Ruskin purchased land initially in Totley, near Sheffield, but the agricultural element of his scheme met with only moderate success after many difficulties. Donations of land from wealthy and committed Companions eventually placed land and properties in the Guild’s care: Wyre Forest, near Bewdley, Worcestershire; Barmouth, in Gwynedd, north-west Wales; Cloughton, in North Yorkshire; and Westmill in Hertfordshire.
In principle, Ruskin worked out a scheme for different grades of “Companion”, wrote codes of practice, described styles of dress and even designed the Guild’s own coins. Ruskin wished to see St George’s Schools established, and published various volumes to aid its teaching (his Bibliotheca Pastorum or Shepherd’s Library), but the schools themselves were never established. (In the 1880s, loosely related to the Bibliotheca, he supported Francesca Alexander, publishing some of her tales of peasant life.) In reality, the Guild, which still exists today as a charitable organisation, has only ever operated on a small scale.
Ruskin also wished to see traditional rural handicrafts revived. St. George’s Mill was established at Laxey, on the Isle of Man producing cloth goods. The Guild also encouraged independent, but allied, efforts in spinning and weaving at Langdale, in other parts of the Lake District and elsewhere, producing linen and other goods exhibited by the Home Arts and Industries Association and similar organisations.
In Sheffield, in 1875, Ruskin established a museum for the working men of that city, and surrounding areas. Originally situated in Walkley and curated by Henry Swan, St. George’s Museum housed a large collection of art works (original pencil sketches, architectural drawings, watercolours, copies of Old Masters and so on), minerals, geological specimens, manuscripts (many of them medieval in origin) and a multitude of other beautiful and precious items.
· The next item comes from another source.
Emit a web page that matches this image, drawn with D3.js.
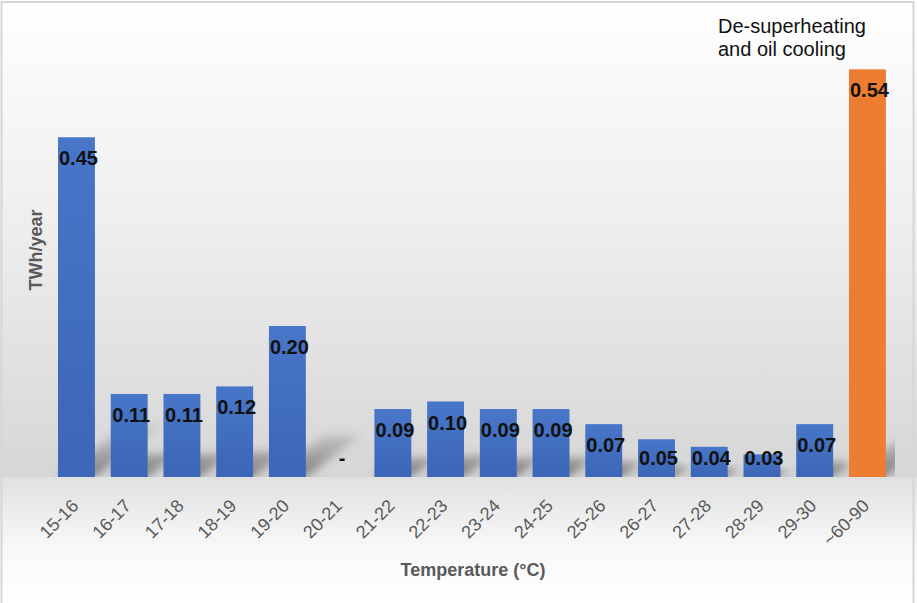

Ruskin had written in Modern Painters III (1856) that, “the greatest thing a human soul ever does in this world is to see something, and to tell what it saw in a plain way.” Through the Museum, Ruskin aimed to bring to the eyes of the working man many of the sights and experiences otherwise confined to the wealthy who could afford to travel through Europe. The original Museum has been virtually recreated online. In 1890, the Museum relocated to Meersbrook Park. The collection is currently (2011) on display at Sheffield’s Millennium Galleries.